5. Accelerate Wealth Building Through Strategic Real Estate

When approached correctly, strategic homeownership can significantly accelerate wealth building. Choosing a 15-year mortgage instead of a 30-year loan dramatically reduces total interest payments while building equity faster. On a $400,000 mortgage at 7% interest, the 15-year option saves approximately $280,000 in total interest compared to the 30-year alternative.

Location selection is crucial for maximizing appreciation potential. Target areas with strong economic fundamentals: growing job markets, excellent schools, reasonable tax burdens, and safety. These factors drive long-term demand and property values. Historical data shows that well-located real estate appreciates over time, though specific rates vary by market and economic conditions.

Paying off your mortgage by age 50 eliminates your most significant monthly expense during your peak earning years. This frees up substantial cash flow for increased investing or provides financial security as you approach retirement.

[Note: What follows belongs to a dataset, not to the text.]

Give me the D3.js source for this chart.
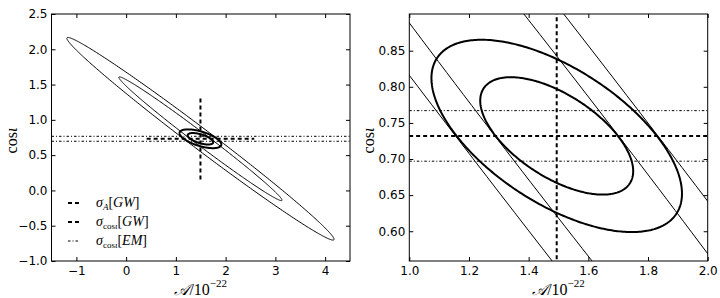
<!DOCTYPE html>
<html>
<head>
<meta charset="utf-8">
<script src="https://cdn.jsdelivr.net/npm/d3@7"></script>
<style>
body { margin: 0; background: white; }
.tick text { font-family: "DejaVu Sans", sans-serif; font-size: 12px; fill: black; }
.tick line { stroke: black; stroke-width: 1; }
.lab { font-family: "Liberation Serif", "DejaVu Serif", serif; fill: black; }
</style>
</head>
<body>
<script>
var width = 720, height = 298;

// centre of the contours (A/1e-22, cos iota)
var center = [1.494, 0.732];
// GW-only fisher errors and correlation
var gwSigma = [1.081, 0.578];
var gwRho = -0.992;
// GW+EM errors and correlation
var jointSigma = [0.169, 0.0536];
var jointRho = -0.6;
// EM prior on cos iota
var emSigma = 0.035;
// delta chi^2 levels (68%, 95%)
var chi2Levels = [2.30, 6.17];

var leftXDomain = [-1.5, 4.5], leftYDomain = [-1.0, 2.5];
var rightXDomain = [1.0, 2.0], rightYDomain = [0.5588, 0.9008];
var leftXTicks = [-1, 0, 1, 2, 3, 4];
var leftYTicks = [-1.0, -0.5, 0.0, 0.5, 1.0, 1.5, 2.0, 2.5];
var rightXTicks = [1.0, 1.2, 1.4, 1.6, 1.8, 2.0];
var rightYTicks = [0.60, 0.65, 0.70, 0.75, 0.80, 0.85];

var panels = [
    {name: "left", x0: 51.5, x1: 350, y0: 14, y1: 261,
     xd: leftXDomain, yd: leftYDomain, xt: leftXTicks, yt: leftYTicks,
     xf: d3.format("d"), yf: d3.format(".1f"), legend: true},
    {name: "right", x0: 409.3, x1: 707.7, y0: 14, y1: 261,
     xd: rightXDomain, yd: rightYDomain, xt: rightXTicks, yt: rightYTicks,
     xf: d3.format(".1f"), yf: d3.format(".2f"), legend: false}
];

var svg = d3.select("body").append("svg")
    .attr("width", width)
    .attr("height", height);

function ellipsePoints(sigma, rho, k){
    var pts = [];
    var s = Math.sqrt(k);
    for (var i = 0; i < 360; i++) {
        var t = i / 360 * 2 * Math.PI;
        pts.push([center[0] + s * sigma[0] * Math.cos(t),
                  center[1] + s * sigma[1] * (rho * Math.cos(t) + Math.sqrt(1 - rho * rho) * Math.sin(t))]);
    }
    return pts;
}

function drawPanel(p){
    var x = d3.scaleLinear().domain(p.xd).range([p.x0, p.x1]);
    var y = d3.scaleLinear().domain(p.yd).range([p.y1, p.y0]);
    var w = p.x1 - p.x0, h = p.y1 - p.y0;

    svg.append("clipPath").attr("id", "clip-" + p.name)
      .append("rect")
        .attr("x", p.x0).attr("y", p.y0)
        .attr("width", w).attr("height", h);

    var g = svg.append("g").attr("clip-path", "url(#clip-" + p.name + ")");

    var line = d3.line()
        .x(function(d) { return x(d[0]); })
        .y(function(d) { return y(d[1]); })
        .curve(d3.curveLinearClosed);

    // GW ellipses (thin)
    chi2Levels.forEach(function(k){
        g.append("path")
            .attr("d", line(ellipsePoints(gwSigma, gwRho, k)))
            .style("fill", "none").style("stroke", "black").style("stroke-width", 1);
    });
    // GW+EM ellipses (thick)
    chi2Levels.forEach(function(k){
        g.append("path")
            .attr("d", line(ellipsePoints(jointSigma, jointRho, k)))
            .style("fill", "none").style("stroke", "black").style("stroke-width", 2);
    });

    // sigma_A[GW]
    g.append("line")
        .attr("x1", x(center[0] - gwSigma[0])).attr("x2", x(center[0] + gwSigma[0]))
        .attr("y1", y(center[1])).attr("y2", y(center[1]))
        .style("stroke", "black").style("stroke-width", 2).style("stroke-dasharray", "4,3");
    // sigma_cos[GW]
    g.append("line")
        .attr("x1", x(center[0])).attr("x2", x(center[0]))
        .attr("y1", y(center[1] - gwSigma[1])).attr("y2", y(center[1] + gwSigma[1]))
        .style("stroke", "black").style("stroke-width", 2).style("stroke-dasharray", "4,3");
    // sigma_cos[EM]
    [-1, 1].forEach(function(s){
        g.append("line")
            .attr("x1", p.x0).attr("x2", p.x1)
            .attr("y1", y(center[1] + s * emSigma)).attr("y2", y(center[1] + s * emSigma))
            .style("stroke", "black").style("stroke-width", 1).style("stroke-dasharray", "2.5,2,1,2");
    });

    // axes, ticks inside on all sides
    svg.append("g").attr("transform", "translate(0," + p.y1 + ")")
        .call(d3.axisBottom(x).tickValues(p.xt).tickFormat(p.xf).tickSizeInner(-4).tickSizeOuter(0).tickPadding(5))
        .call(function(a){ a.select(".domain").remove(); });
    svg.append("g").attr("transform", "translate(0," + p.y0 + ")")
        .call(d3.axisTop(x).tickValues(p.xt).tickFormat("").tickSizeInner(-4).tickSizeOuter(0))
        .call(function(a){ a.select(".domain").remove(); });
    svg.append("g").attr("transform", "translate(" + p.x0 + ",0)")
        .call(d3.axisLeft(y).tickValues(p.yt).tickFormat(p.yf).tickSizeInner(-4).tickSizeOuter(0).tickPadding(4))
        .call(function(a){ a.select(".domain").remove(); });
    svg.append("g").attr("transform", "translate(" + p.x1 + ",0)")
        .call(d3.axisRight(y).tickValues(p.yt).tickFormat("").tickSizeInner(-4).tickSizeOuter(0))
        .call(function(a){ a.select(".domain").remove(); });

    svg.append("rect")
        .attr("x", p.x0).attr("y", p.y0)
        .attr("width", w).attr("height", h)
        .style("fill", "none").style("stroke", "black").style("stroke-width", 1);

    // axis labels
    var xl = svg.append("text").attr("class", "lab")
        .attr("x", (p.x0 + p.x1) / 2).attr("y", 295)
        .attr("text-anchor", "middle").style("font-size", "16px");
    xl.append("tspan").style("font-style", "italic").text("𝒜");
    xl.append("tspan").text("/10");
    xl.append("tspan").attr("dy", -8).style("font-size", "11px").text("−22");

    var yl = svg.append("text").attr("class", "lab")
        .attr("transform", "translate(" + (p.x0 - 35) + "," + ((p.y0 + p.y1) / 2 + 3) + ") rotate(-90)")
        .attr("text-anchor", "middle").style("font-size", "16px");
    yl.append("tspan").text("cos");
    yl.append("tspan").style("font-style", "italic").text("ι");

    if (p.legend) drawLegend();
}

function drawLegend(){
    var rows = [
        {sub: "A", subItalic: true, what: "GW", dash: "4,3", lw: 2},
        {sub: "cos", subItalic: false, what: "GW", dash: "4,3", lw: 2},
        {sub: "cos", subItalic: false, what: "EM", dash: "2.5,2,1,2", lw: 1}
    ];
    rows.forEach(function(r, i){
        var yy = 203 + i * 19;
        svg.append("line")
            .attr("x1", 68).attr("x2", 80).attr("y1", yy).attr("y2", yy)
            .style("stroke", "black").style("stroke-width", r.lw).style("stroke-dasharray", r.dash);
        var t = svg.append("text").attr("class", "lab")
            .attr("x", 96).attr("y", yy + 4).style("font-size", "14px");
        t.append("tspan").style("font-style", "italic").text("σ");
        var s = t.append("tspan").attr("dy", 3).style("font-size", "9px");
        if (r.subItalic) s.style("font-style", "italic").text(r.sub);
        else { s.text(r.sub); t.append("tspan").style("font-size", "9px").style("font-style", "italic").text("ι"); }
        t.append("tspan").attr("dy", -3).text("[");
        t.append("tspan").style("font-style", "italic").text(r.what);
        t.append("tspan").text("]");
    });
}

panels.forEach(drawPanel);
</script>
</body>
</html>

Owning your home also boosts your net worth, usually taking you halfway to millionaire status through home equity. It is the ultimate savings strategy as you build equity and pay it off. The psychological benefit of owning your home outright can’t be understated—it gives peace of mind and flexibility that renting cannot match.

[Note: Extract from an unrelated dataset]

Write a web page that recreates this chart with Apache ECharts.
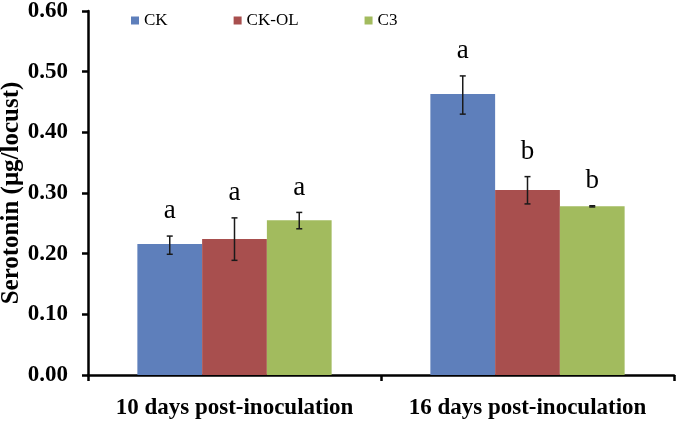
<!DOCTYPE html>
<html><head><meta charset="utf-8">
<script src="https://cdn.jsdelivr.net/npm/echarts@6/dist/echarts.min.js"></script>
<style>html,body{margin:0;padding:0;background:#fff}#c{width:680px;height:423px}</style>
</head><body><div id="c"></div>
<script>
const categories = ['10 days post-inoculation', '16 days post-inoculation'];
const seriesNames = ['CK', 'CK-OL', 'C3'];
const ckValues = [0.216, 0.463];
const ckolValues = [0.224, 0.305];
const c3Values = [0.255, 0.278];
const ckErr = [[0.199, 0.229], [0.430, 0.493]];
const ckolErr = [[0.189, 0.259], [0.282, 0.327]];
const c3Err = [[0.241, 0.268], [0.277, 0.279]];
const ckLetters = ['a', 'a'];
const ckolLetters = ['a', 'b'];
const c3Letters = ['a', 'b'];
const yTicks = [0, 0.6, 0.1];

const colors = ['#5E7FBB', '#A84F4E', '#A2BB5E'];
const values = [ckValues, ckolValues, c3Values];
const errs = [ckErr, ckolErr, c3Err];
const letters = [ckLetters, ckolLetters, c3Letters];
const catGap = 0.337;
const serif = '"Liberation Serif", "Times New Roman", serif';

const series = [];
seriesNames.forEach((n, i) => {
  series.push({
    name: n, type: 'bar', data: values[i], barGap: '0%', barCategoryGap: (catGap * 100) + '%',
    itemStyle: { color: colors[i] }, z: 2
  });
});
seriesNames.forEach((n, i) => {
  series.push({
    type: 'custom', name: n + '-err', z: 5,
    data: errs[i].map((e, k) => [k, e[0], e[1]]),
    renderItem: function (params, api) {
      const k = api.value(0);
      const band = api.size([1, 0])[0];
      const bw = band * (1 - catGap) / 3;
      const cx = api.coord([k, 0])[0] + (i - 1) * bw;
      const yLo = api.coord([k, api.value(1)])[1];
      const yHi = api.coord([k, api.value(2)])[1];
      const cap = 3;
      const st = { stroke: '#1a1a1a', lineWidth: 1.5 };
      return {
        type: 'group', children: [
          { type: 'line', shape: { x1: cx, y1: yLo, x2: cx, y2: yHi }, style: st },
          { type: 'line', shape: { x1: cx - cap, y1: yLo, x2: cx + cap, y2: yLo }, style: st },
          { type: 'line', shape: { x1: cx - cap, y1: yHi, x2: cx + cap, y2: yHi }, style: st },
          { type: 'text', x: cx, y: yHi - 25, style: { text: letters[i][k], font: '27px ' + serif, fill: '#000', align: 'center', verticalAlign: 'middle' } }
        ]
      };
    }
  });
});

const chart = echarts.init(document.getElementById('c'));
chart.setOption({
  animation: false,
  backgroundColor: '#fff',
  grid: { left: 88, right: 6, top: 11, bottom: 48, containLabel: false, outerBoundsMode: 'none' },
  legend: {
    data: seriesNames, top: 7, left: 126, itemWidth: 8, itemHeight: 8, itemGap: 66, icon: 'rect',
    textStyle: { fontFamily: serif, fontSize: 17, color: '#000' }
  },
  xAxis: {
    type: 'category', data: categories,
    axisLine: { lineStyle: { color: '#000', width: 2.5 } },
    axisTick: { show: true, length: 6, lineStyle: { color: '#000', width: 2.5 } },
    axisLabel: { interval: 0, fontFamily: serif, fontWeight: 'bold', fontSize: 23, color: '#000', margin: 22 }
  },
  yAxis: {
    type: 'value', min: yTicks[0], max: yTicks[1], interval: yTicks[2],
    name: 'Serotonin (μg/locust)', nameLocation: 'middle', nameGap: 64, nameMoveOverlap: false,
    nameTextStyle: { fontFamily: serif, fontWeight: 'bold', fontSize: 25, color: '#000' },
    axisLine: { show: true, lineStyle: { color: '#000', width: 2.5 } },
    axisTick: { show: true, length: 6, lineStyle: { color: '#000', width: 2.5 } },
    splitLine: { show: false },
    axisLabel: { fontFamily: serif, fontWeight: 'bold', fontSize: 23, color: '#000', margin: 20, formatter: v => v.toFixed(2) }
  },
  series: series
});
</script></body></html>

Building equity through principal payments creates forced savings that many people struggle to achieve voluntarily. Each mortgage payment increases your net worth while providing shelter, making homeownership practical and profitable when strategically executed.

Conclusion

Reaching seven figures by age 50 on a middle-class income requires discipline, consistency, and innovative strategy execution.

These five steps work synergistically—early automated investing provides the foundation, tax-advantaged accounts amplify growth, business income accelerates contributions, digital assets create passive income, and strategic real estate eliminates major expenses while building equity.

Success demands starting immediately, automating systems to ensure consistency, and maintaining focus on long-term wealth building rather than short-term consumption. The path requires sacrifice and patience, but the financial freedom achieved by age 50 makes every disciplined decision worthwhile.